The analysis examined: (1) where and when urban climate change experiments occur;
(2) what are these experiments how are they developed and (3) who leads initiatives
and how they are governed. Variable comparison used either linear regression or correlation
statistics in the case of categorical variables.
This approach advances and complements existing studies because it develops a large-n
sample, in contrast to case-study work; it works with a variety of urban contexts,
north and south, unlike previous survey-based analyses focused on one national context;
and it focuses on climate change experiments, rather than plans and policies. The
limitations of the study are in terms of sacrificing breadth for depth, both in understanding
each experiment and exploring richer data that emerge from research in specific locations.
3
Results and discussion
The results concern three main questions: (1) where and when these experiments occur;
(2) what types of interventions are emerging as climate change experiments and the
extent to which we can identify some common trends and characteristics; and (3) who
leads the experiments and what governance mechanisms make them possible.
3.1
Where and when do these experiments emerge?
Most experiments in the database, that is 79% of them (495 experiments) started after
2005, that is, after Kyoto was ratified. Only 5% of initiatives started before its
initial adoption in 1997. This is not necessarily an indication that international
agreements have direct impact in fostering climate change experimentation, but rather,
that international climate change governance efforts correspond with an increasing
interest on climate change in the collective imaginations of urban actors. Climate
change has gained more visibility in the city at the same time as the agreements took
place (Hoffman, 2011).
The observed frequency of experiments in all world regions is a function of the distribution
of cities in the sample (Fig. 1), an observation confirmed by the statistical correlation
test. This suggests that urban climate change experiments are not necessarily confined
to certain world regions, such as, Europe and North America.

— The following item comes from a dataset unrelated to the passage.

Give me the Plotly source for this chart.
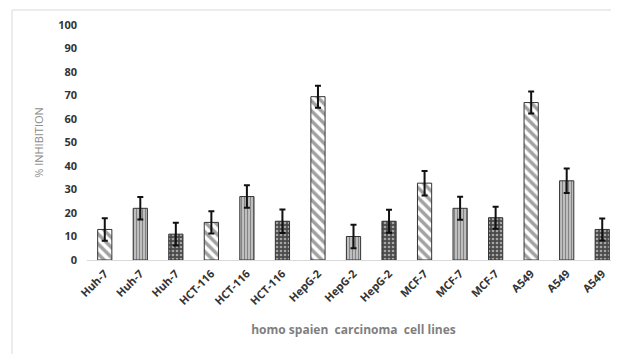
import plotly.graph_objects as go

cell_lines = ["Huh-7", "Huh-7", "Huh-7", "HCT-116", "HCT-116", "HCT-116",
              "HepG-2", "HepG-2", "HepG-2", "MCF-7", "MCF-7", "MCF-7",
              "A549", "A549", "A549"]
inhibition = [13, 22, 11, 16, 27, 16.5, 69.5, 10, 16.5, 32.7, 22, 18, 67, 33.7, 13]
errors = [4.8, 4.8, 4.8, 4.7, 4.8, 5, 4.7, 5, 4.9, 5.2, 4.9, 4.7, 4.7, 5.2, 4.7]
y_ticks = [0, 10, 20, 30, 40, 50, 60, 70, 80, 90, 100]

positions = list(range(len(cell_lines)))
shapes_cycle = ["\\", "|", "."]
fg_cycle = ["#111111", "#7a7a7a", "#b8b8b8"]
bg_cycle = ["#ffffff", "#c4c4c4", "#4a4a4a"]
size_cycle = [7, 3, 4]
solidity_cycle = [0.5, 0.4, 0.35]

fig = go.Figure(go.Bar(
    x=positions,
    y=inhibition,
    width=0.4,
    marker=dict(
        color=[bg_cycle[i % 3] for i in positions],
        line=dict(color="#333333", width=1),
        pattern=dict(
            shape=[shapes_cycle[i % 3] for i in positions],
            fgcolor=[fg_cycle[i % 3] for i in positions],
            bgcolor=[bg_cycle[i % 3] for i in positions],
            size=[size_cycle[i % 3] for i in positions],
            solidity=[solidity_cycle[i % 3] for i in positions],
            fillmode="overlay",
        ),
    ),
    error_y=dict(type="data", array=errors, color="#111111", thickness=2, width=3),
))

# page is offset by the 8px default body margin
OFF = 8
L, T = 87 - OFF, 25 - OFF
R_EDGE = 620 - OFF
BOT = 260 - OFF
W, H = 619, 354
PW, PH = R_EDGE - L, BOT - T
fig.update_layout(
    width=W, height=H,
    margin=dict(l=L, r=W - R_EDGE, t=T, b=H - BOT),
    paper_bgcolor="white", plot_bgcolor="white",
    showlegend=False,
    font=dict(family="Open Sans", color="#333333"),
    xaxis=dict(
        tickmode="array", tickvals=positions,
        ticktext=["<b>%s</b>" % c for c in cell_lines],
        tickangle=-45, tickfont=dict(size=11, color="#333333"),
        range=[-0.5, len(cell_lines) - 0.5],
        showgrid=False, zeroline=False, showline=True, linecolor="#d9d9d9", linewidth=1,
        ticks="", ticklabelstandoff=2,
        title=dict(text="<b>homo spaien  carcinoma  cell lines</b>",
                   font=dict(size=12, color="#7f7f7f"), standoff=18),
    ),
    yaxis=dict(
        range=[0, 100], tickmode="array", tickvals=y_ticks,
        ticktext=["<b>%d</b>" % v for v in y_ticks],
        tickfont=dict(size=11, color="#333333"),
        showgrid=False, zeroline=False, showline=False, ticks="",
        ticklabelstandoff=9,
        title=dict(text="% INHIBITION", font=dict(size=11, color="#8c8c8c"), standoff=12),
    ),
    shapes=[
        dict(type="line", xref="paper", yref="paper",
             x0=(12 - OFF - L) / PW, x1=1.02, y0=1 + (T - (10 - OFF)) / PH, y1=1 + (T - (10 - OFF)) / PH,
             line=dict(color="#d9d9d9", width=1)),
        dict(type="line", xref="paper", yref="paper",
             x0=(12 - OFF - L) / PW, x1=(12 - OFF - L) / PW, y0=1 + (T - (10 - OFF)) / PH, y1=-(H - BOT) / PH,
             line=dict(color="#d9d9d9", width=1)),
    ],
)

fig.write_html("out.html")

We also examined the association between urban climate change experiments in “more
developed”, “less developed” and “least developed” nations (UN, 2010). The distribution
of experiments is similar to the distribution of cities in world regions, with 8 experiments
in cities in least developed regions (2%), 291 (46%) in less developed ones and 328
(52%) in more developed regions. The statistical correlation test confirms that the
distribution of the sample of experiments is a function of the selection of cities,
supporting the conclusion that urban climate change experimentation is not confined
to any regions of the world.
The analysis also looked into what urban characteristics predict the emergence of
experiments. The total number of experiments found in each city was taken as the dependent
variable, and independent variables included those whose data was compiled during
the selection of cities (Total Population, Total GDP, World City Rank and Density
and adding Total Land Area, GDP per capita and Annual Population Growth). We applied
a linear regression model using different combinations of variables, from one up to
seven. The best goodness of fit model was a model that included the seven variables,
but the statistics for the model suggest that the predictive value of the model is
limited. Whether a city is richer, or more populated or denser does not predict accurately
whether we are more likely to find more experiments in such a city.
An alternative hypothesis is that experiments as more likely in cities involved in
transnational municipal networks, an important institutional arrangement through which
climate change is governed (Kern and Bulkeley, 2009). Belonging to a network often
requires taking certain forms of action, from plans to direct commitments, to reduce
emissions or improve adaptation. The test evaluated to what extent the number of experiments
in a city (dependent variable) could be explained by whether or not a city belonged
to any of these networks. An independent variable was defined by whether or not a
city belonged to transnational municipal networks. When we considered this variable
together with the seven variables described above it improved the goodness of fit
of the overall model, suggesting that this influences whether urban climate change
experimentation is likely to occur and/or be more visible (although this comment should
be taken with caution, considering that the model only explains 63% of observed values).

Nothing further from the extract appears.